Technical suggestion / idea / observations from the low end of the graphics card pool.
So I was playing around for about an hour, maybe more, this afternoon on the "entry" level. Before the rescue camp.
My graphics card is a 9550 mobility; my driver is the 10.5.8 mac os driver. (On some crashes, the driver logs itself as the 9700 driver.). Resolution used for the test was 800x600, full screen. Vertical sync was turned off.
If I had either medium, or high, level of detail, the performance is the same. Entering a new area can have a significant delay, apparently as stuff is loaded into the graphics card. Once loaded, I have reasonable frame rates.
If I drop to low level of detail, then I get good frame rates. Significantly better performance.
Surprisingly, after spending a LOT of time looking and watching, I did not see any noticeable frame rate difference between compatibility mode on and off. The test was running from the crash pod until the straight north/south run that crosses over the chasm showing the clockworks, as well as just that north/south run from end to end. (So both a short run, and a long run).

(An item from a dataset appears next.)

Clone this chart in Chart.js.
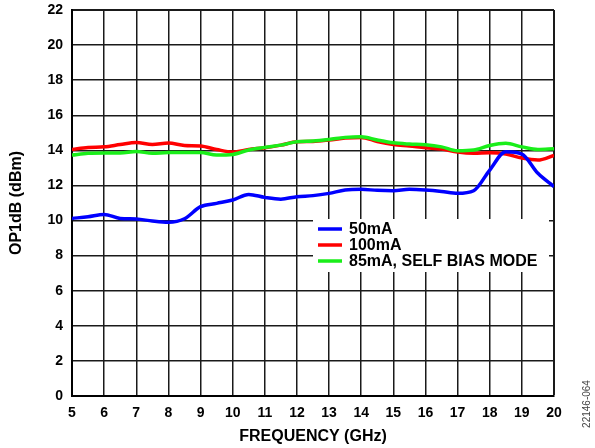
<!DOCTYPE html>
<html>
<head>
<meta charset="utf-8">
<script src="https://cdn.jsdelivr.net/npm/chart.js@4"></script>
<style>
  html, body { margin: 0; padding: 0; background: #fff; }
</style>
</head>
<body>
<canvas id="myChart" width="595" height="448"></canvas>
<script>
  // frequency points (GHz)
  const freq = [5, 5.5, 6, 6.5, 7, 7.5, 8, 8.5, 9, 9.5, 10, 10.5, 11, 11.5, 12, 12.5,
    13, 13.5, 14, 14.5, 15, 15.5, 16, 16.5, 17, 17.5, 18, 18.5, 19, 19.5, 20];

  // OP1dB (dBm)
  const op50 = [10.12, 10.22, 10.35, 10.12, 10.09, 9.97, 9.9, 10.1, 10.79, 10.98, 11.17, 11.49,
    11.32, 11.22, 11.36, 11.42, 11.55, 11.74, 11.78, 11.72, 11.7, 11.78, 11.74, 11.66,
    11.55, 11.7, 12.88, 13.92, 13.79, 12.69, 11.93];
  const op100 = [14.05, 14.17, 14.2, 14.33, 14.45, 14.34, 14.42, 14.28, 14.25, 14.05, 13.9, 14.05,
    14.15, 14.3, 14.49, 14.51, 14.59, 14.7, 14.74, 14.51, 14.34, 14.25, 14.15, 14.07,
    13.9, 13.83, 13.86, 13.79, 13.56, 13.45, 13.71];
  const op85 = [13.73, 13.83, 13.85, 13.85, 13.94, 13.83, 13.88, 13.88, 13.88, 13.73, 13.77, 14.02,
    14.17, 14.3, 14.49, 14.53, 14.62, 14.74, 14.78, 14.59, 14.43, 14.36, 14.32, 14.2,
    13.98, 14.02, 14.28, 14.4, 14.2, 14.05, 14.09];

  const seriesLabels = ['50mA', '100mA', '85mA, SELF BIAS MODE'];
  const seriesColors = ['#0000ff', '#ff0000', '#1aee1a'];
  const seriesValues = [op50, op100, op85];
  const drawOrder = [0, 2, 1];

  const FONT = "'Liberation Sans', Arial, sans-serif";

  const toPoints = (vals) => vals.map((v, i) => ({ x: freq[i], y: v }));

  const data = {
    datasets: seriesValues.map((vals, i) => ({
      label: seriesLabels[i],
      data: toPoints(vals),
      borderColor: seriesColors[i],
      backgroundColor: seriesColors[i],
      borderWidth: 3.5,
      pointRadius: 0,
      tension: 0.4,
      cubicInterpolationMode: 'monotone',
      order: drawOrder[i]
    }))
  };

  // legend box drawn inside the plot + the figure id at the right edge
  const extras = {
    id: 'extras',
    afterDatasetsDraw(chart) {
      const ctx = chart.ctx;
      ctx.save();
      ctx.fillStyle = '#fff';
      ctx.fillRect(313, 219, 236, 53);
      ctx.font = 'bold 16px ' + FONT;
      ctx.textBaseline = 'middle';
      chart.data.datasets.forEach((ds, i) => {
        const y = 229 + i * 16;
        ctx.strokeStyle = ds.borderColor;
        ctx.lineWidth = 3.5;
        ctx.beginPath();
        ctx.moveTo(318, y);
        ctx.lineTo(342, y);
        ctx.stroke();
        ctx.fillStyle = '#000';
        ctx.fillText(ds.label, 349, y + 1);
      });
      ctx.restore();
    },
    afterDraw(chart) {
      const ctx = chart.ctx;
      ctx.save();
      ctx.translate(587, 404);
      ctx.rotate(-Math.PI / 2);
      ctx.font = '10px ' + FONT;
      ctx.fillStyle = '#444';
      ctx.textAlign = 'center';
      ctx.textBaseline = 'middle';
      ctx.fillText('22146-064', 0, 0);
      ctx.restore();
    }
  };

  const config = {
    type: 'line',
    data,
    options: {
      responsive: false,
      animation: false,
      layout: { padding: { top: 10, right: 41, left: 0, bottom: 0 } },
      scales: {
        x: {
          type: 'linear',
          min: 5,
          max: 20,
          ticks: {
            stepSize: 1,
            padding: 9,
            color: '#000',
            font: { family: FONT, size: 14, weight: 'bold' }
          },
          grid: {
            color: '#1a1a1a',
            lineWidth: (c) => (c.tick && c.tick.value === 20 ? 2 : 1.5),
            drawTicks: false
          },
          border: { color: '#000', width: 2 },
          title: {
            display: true,
            text: 'FREQUENCY (GHz)',
            color: '#000',
            padding: { top: 0, bottom: 2 },
            font: { family: FONT, size: 16, weight: 'bold' }
          },
          afterFit(scale) { scale.height = 52; }
        },
        y: {
          min: 0,
          max: 22,
          ticks: {
            stepSize: 2,
            padding: 9,
            color: '#000',
            font: { family: FONT, size: 14, weight: 'bold' }
          },
          grid: {
            color: '#1a1a1a',
            lineWidth: (c) => (c.tick && c.tick.value === 22 ? 2 : 1.5),
            drawTicks: false
          },
          border: { color: '#000', width: 2 },
          title: {
            display: true,
            text: 'OP1dB (dBm)',
            color: '#000',
            padding: { top: 7, bottom: 0 },
            font: { family: FONT, size: 16, weight: 'bold' }
          },
          afterFit(scale) {
            scale.width = 72;
            scale.paddingTop = 0;
            scale.paddingBottom = 0;
          }
        }
      },
      plugins: {
        legend: { display: false },
        tooltip: { enabled: false }
      }
    },
    plugins: [extras]
  };

  // render init block
  const myChart = new Chart(
    document.getElementById('myChart'),
    config
  );
</script>
</body>
</html>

Note that this test includes a camera angle change, so I can see frames even if I stand still.
In battle, frame rates were bad, worse in medium/high, and dependent on number of enemies.
I had horrible frame rates in only two types of cases, and the resolution (low, medium, high) made no difference: Monster spawn, and "new terrain" (such as entering the gears area).
I don't know the details of programming a graphics card. My OS background has been all about keeping user-land away from the hardware, and making a single piece of hardware appear to be available to all programs as their own; graphics seems to be about letting programs have direct access to the card, and being able to own parts of it. So I really don't know how much of what I'm about to say makes sense, or is possible.
I think that response can be made significantly better by loading graphics, animations, and images into the graphics card before they are needed. As a prefetch, or preload. As a background thread; instead of a big delay when loading when you enter a room and things spawn, the server responds to "moving towards room X" with "Preload these on the assumption that they will be needed".
The expected result: When the monsters spawn, there is no "big delay", but the card can respond quickly, with everything already loaded.
With "All party" buttons, there is another issue. They come in two types that I've seen so far: Switch to a new section of the level, or begin a big battle. For the "begin big battle" buttons, you can do something else of value: Start loading the graphics into the graphics card. Do not actually activate the battle until all clients report that they are ready.
In other words, change the "Activate button" criteria from "All party members on the button" to "All clients report ready". When all party members are on the button, and not all ready, clients would have some sort of indication (putting "waiting..." on screen, or "loading...", or something; or perhaps something else.)
(If I could change my graphics card, I would have long ago. Neither the 9300 in the mac mini nor the 9550 in the iBook G4 can be changed.)